Public response to the work has been mixed, as David Jackman admitted in a short interview conducted by Kevin Spencer: „Those works have got me into a bit of trouble. Some critics have inferred irony or game-playing where there is none.“, Jackman said, „Perhaps those folks are stuck in a frame of reference which says that an artist should never, ever say anything which he actually means. Others, not constrained by such fetters, sit easy with the work.“
This perceptional gap has been somewhat of a constant in the Organum catalogue, simply because Jackman is one of the artists enjoying the process of creation for its own worth alone, instead of consciously trying to „achieve“ something. And it has made things slightly more complex that many of his inspirations for the „holy“ trology stem from architecture and the visual arts: „For this set I am thinking about the big slow shapes in time and about structure, proportion, deliberate design. Those sorts of consideration are, I suppose, rooted in my far-away background in the visual. Works of visual art and of architectural engineering are of more inspiration than most pieces of music could ever be; I mean with regard to the shapes for each composition.“ David Jackman also quoted bridges and great cathedrals as sources of influences. So, too, have been the notions of symmetry (which is mirrored by the almost exact same length of pieces on each disc) and near-repetition.

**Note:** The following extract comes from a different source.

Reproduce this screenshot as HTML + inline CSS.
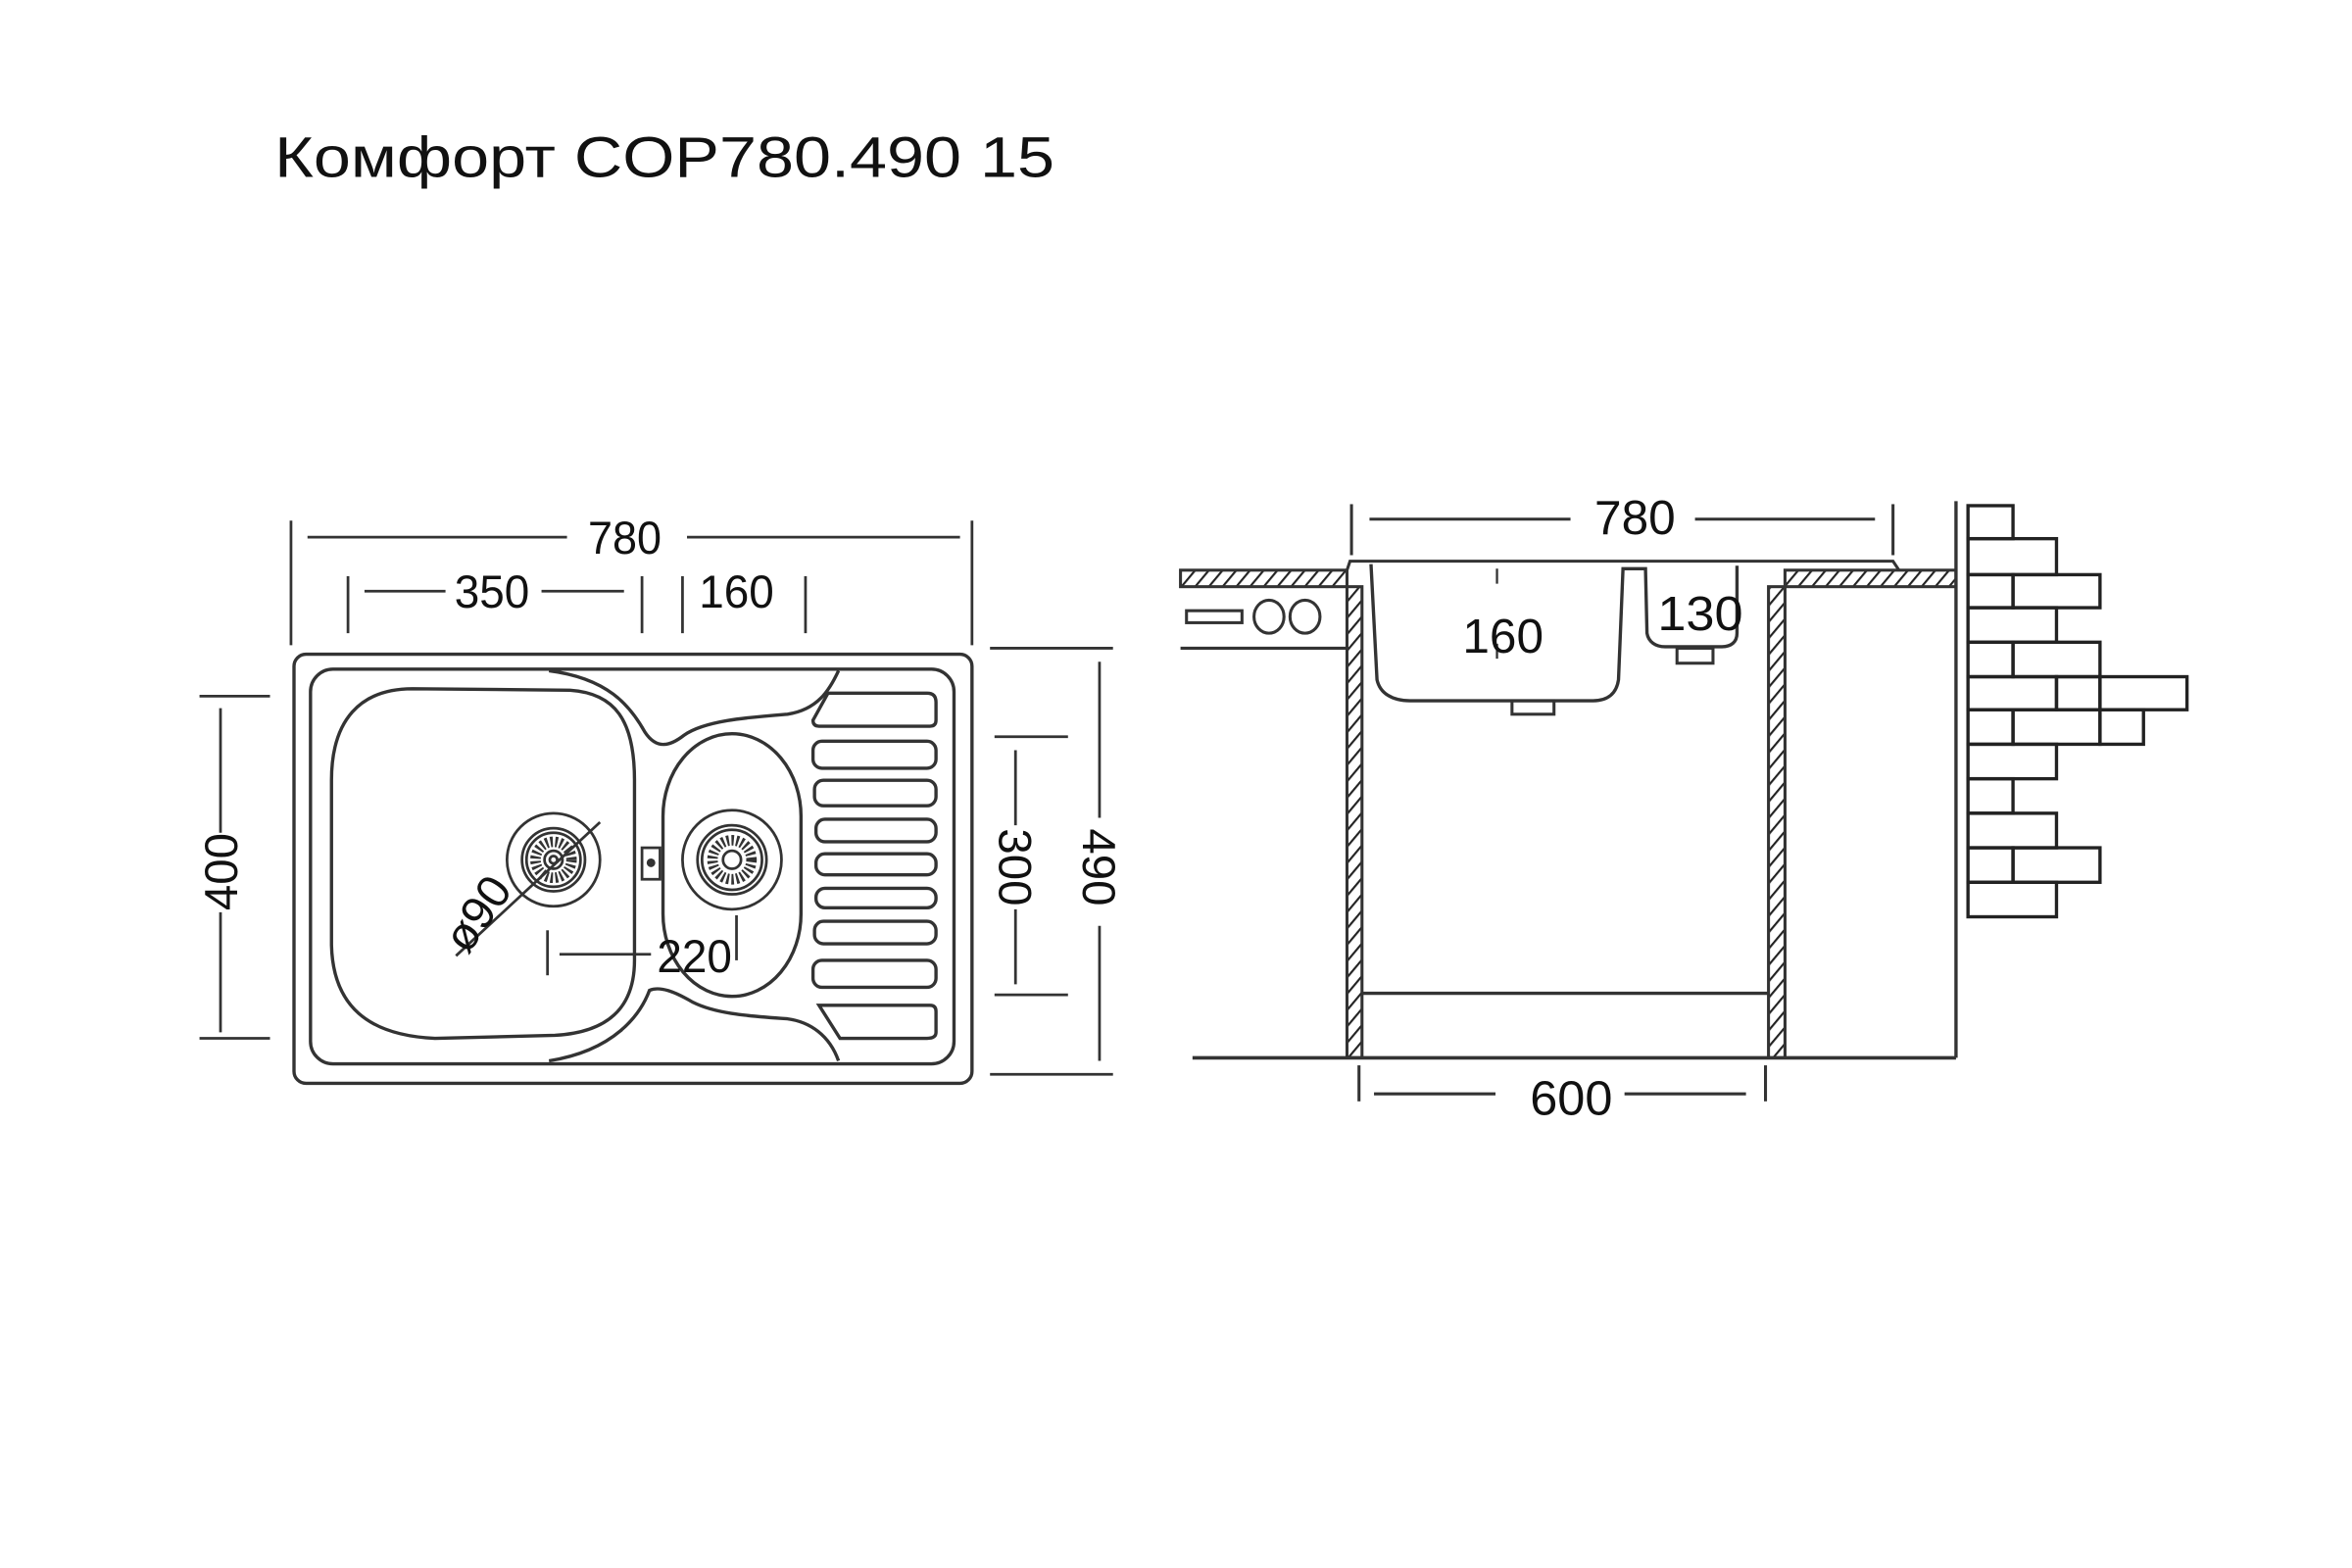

David Jackman described „Omega“ as „a scattering of dissonance across a consonant sea“ and explained that it, just like the other parts of the trilogy, contained elements of „Christian chant, some number systems from Flavin“ as well as „the Golden Section from Newman“. With regards to the bipolar reaction to the previous releases, he announced his critics might get even harder stuff to chew on, as he thought about working with „the decorative“comparable to Satie's „Furniture Music“.